この悲痛な叫びのような文書に対してのその後の病院からの回答はなかった。
にも拘らず由美子はその後も、つい先月亡くなるまでの長い間、秀和病院での
入退院、透析治療を継続してきた。由美子の最後の、この遺言のような手紙に
対し、病院関係者、担当医師がどう捉え、理解し、その後の治療にどう役立て
て行ったかどうかは、全く聞いていない。
本人の心からの叫びを病院がどう受け止めたかは別にして、本人には既に諦めの
境地、生きることの難しさ、いつお迎えが来るかも知れない境遇を達観し、1日1日を
生き延びるのに精いっぱいだったのかも知れない。
このしばらく後に由美子は隣町、松伏町にある霊園に墓地並びに墓石を買い求め、
50年間の永代供養料も同時に納めていたのだった。
<最後の日々>
常のことだが、病院からの電話ほど気持ちの悪いものはない。
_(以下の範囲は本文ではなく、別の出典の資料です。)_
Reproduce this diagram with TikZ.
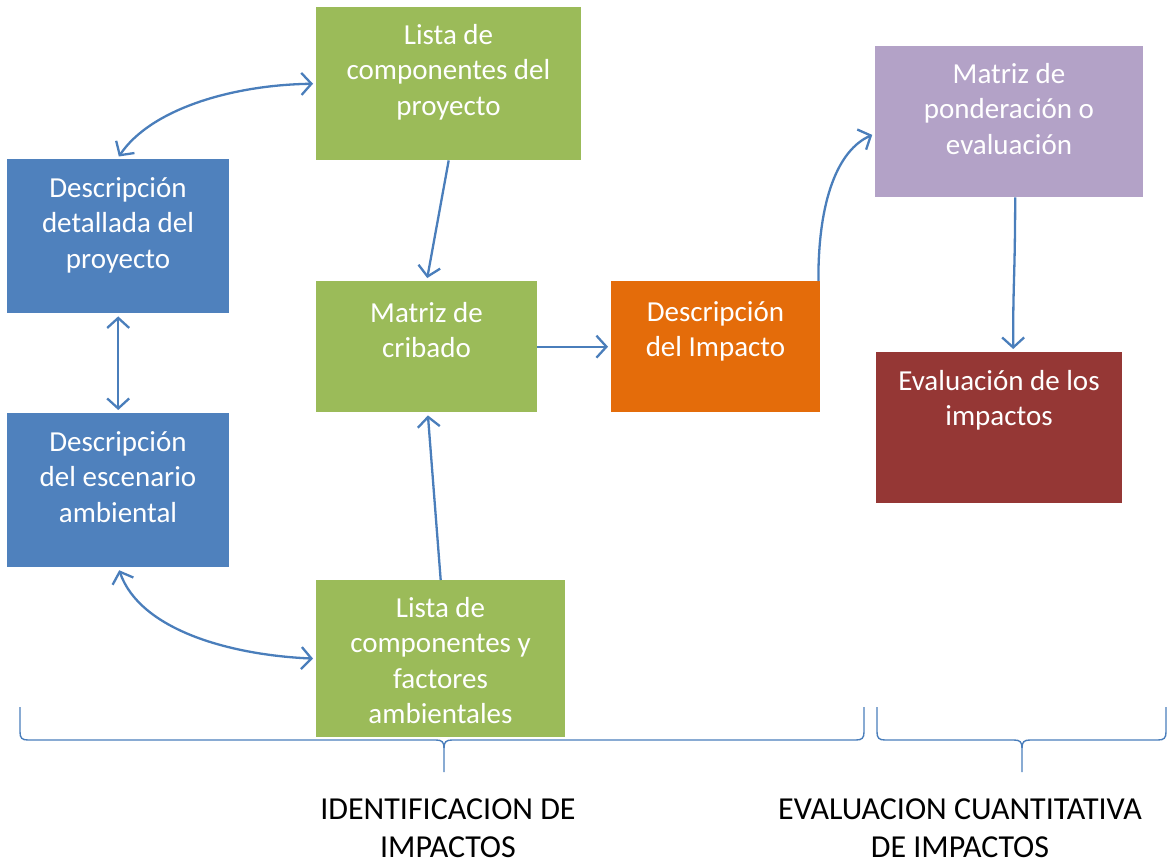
\documentclass[tikz,border=0pt]{standalone}
\usepackage{fontspec}
\setmainfont{Carlito}
\usetikzlibrary{arrows.meta}
\definecolor{cBlue}{HTML}{4F81BD}
\definecolor{cGreen}{HTML}{9BBB59}
\definecolor{cOrange}{HTML}{E46C0A}
\definecolor{cPurple}{HTML}{B3A2C7}
\definecolor{cRed}{HTML}{953735}
\definecolor{cArrow}{HTML}{4A7EBB}
\newcommand\fst{\rule{0pt}{24pt}}
\newcommand\lst{\rule{0pt}{25pt}}
\begin{document}
\begin{tikzpicture}[x=1pt,y=-1pt,
  box/.style={draw=none, inner sep=0pt, anchor=north west},
  txt/.style={font=\fontsize{29}{35.5}\selectfont, text=white, align=center, inner sep=0pt, anchor=north},
  lbl/.style={font=\fontsize{32}{38}\selectfont, text=black, align=center, inner sep=0pt, anchor=north},
  arr/.style={draw=cArrow, line width=2.3pt, -{Straight Barb[length=10pt,width=22pt]}, shorten >=3pt},
  arrb/.style={draw=cArrow, line width=2.3pt, {Straight Barb[length=10pt,width=22pt]}-{Straight Barb[length=10pt,width=22pt]}, shorten >=3pt, shorten <=3pt},
  brace/.style={draw=cArrow, line width=1.4pt}
]
\useasboundingbox (0,0) rectangle (1168,865);

% boxes
\node[box, fill=cGreen, minimum width=265pt, minimum height=153pt] (lcp) at (316,7) {};
\node[box, fill=cBlue, minimum width=222pt, minimum height=154pt] (dd) at (7,159) {};
\node[box, fill=cBlue, minimum width=222pt, minimum height=154pt] (de) at (7,413) {};
\node[box, fill=cGreen, minimum width=221pt, minimum height=131pt] (mc) at (316,281) {};
\node[box, fill=cOrange, minimum width=209pt, minimum height=131pt] (di) at (611,281) {};
\node[box, fill=cPurple, minimum width=268pt, minimum height=151pt] (mp) at (875,46) {};
\node[box, fill=cRed, minimum width=246pt, minimum height=151pt] (ei) at (876,352) {};
\node[box, fill=cGreen, minimum width=249pt, minimum height=157pt] (lcf) at (316,580) {};

% texts
\node[txt] (lcpT) at (448.5,20) {\fst Lista de\\componentes del\\proyecto};
\node[txt] (ddT) at (118,173) {\fst Descripción\\detallada del\\proyecto};
\node[txt] (deT) at (118,427) {\fst Descripción\\del escenario\\ambiental};
\node[txt] (mcT) at (426.5,298) {\fst Matriz de\\cribado};
\node[txt] (diT) at (715.5,297) {\fst Descripción\\del Impacto};
\node[txt] (mpT) at (1009,59) {\fst Matriz de\\ponderación o\\evaluación};
\node[txt] (eiT) at (999,366) {\fst Evaluación de los\\impactos};
\node[txt] (lcfT) at (440.5,593) {\fst Lista de\\componentes y\\factores\\ambientales};

% connectors
\draw[arrb] ([xshift=-1pt]dd.north) .. controls (150,110) and (230,85) .. (lcp.west);
\draw[arr] (lcp.south) -- (mc.north);
\draw[arrb] (dd.south) -- (de.north);
\draw[arrb] (de.south) .. controls (140,630) and (230,655) .. (lcf.west);
\draw[arr] (lcf.north) -- ([xshift=1pt]mc.south);
\draw[arr] (mc.east) -- (di.west);
\draw[arr] ([xshift=-2pt]di.north east) .. controls (818,200) and (838,150) .. ([yshift=-12pt]mp.west);
\draw[arr] ([xshift=6pt]mp.south) .. controls (1015,280) and (1013,280) .. ([xshift=14pt]ei.north);

% braces
\draw[brace] (20,707) -- (20,732) .. controls (20,738) and (22,740) .. (28,740) -- (436,740)
  .. controls (442,740) and (444,742) .. (444,748) -- (444,772);
\draw[brace] (444,748) .. controls (444,742) and (446,740) .. (452,740) -- (856,740)
  .. controls (862,740) and (864,738) .. (864,732) -- (864,707);
\draw[brace] (877,707) -- (877,732) .. controls (877,738) and (879,740) .. (885,740) -- (1014,740)
  .. controls (1020,740) and (1022,742) .. (1022,748) -- (1022,772);
\draw[brace] (1022,748) .. controls (1022,742) and (1024,740) .. (1030,740) -- (1158,740)
  .. controls (1164,740) and (1166,738) .. (1166,732) -- (1166,707);

% labels
\node[lbl] (lab1) at (448,794) {\lst IDENTIFICACION DE\\IMPACTOS};
\node[lbl] (lab2) at (960,794) {\lst EVALUACION CUANTITATIVA\\DE IMPACTOS};
\end{tikzpicture}
\end{document}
大体が良くない知らせだ。担当看護師からの本人確認の後、今日の何時までに病院に来て下さい、との有無を言わせぬ要請に、何はともあれ病院へ駆けつけなければならない。本人が元気なら本人から電話が来るはずなのに、それが出来ないから代わりに看護師が電話をかけて来るのだ。自分の携帯電話番号が緊急連絡先に登録してある以上、やむを得ないことだ。
過去そんなことが何回かあって、ここ小金井から3時間かかることを伝え、その3時間をプラスした時間帯に病院へ行くのだが、そんな緊急の電話を受けていざ病院へ駆けつけると、その時はもう由美子の状態は安定していて、にこにこ話ができるのが常だった。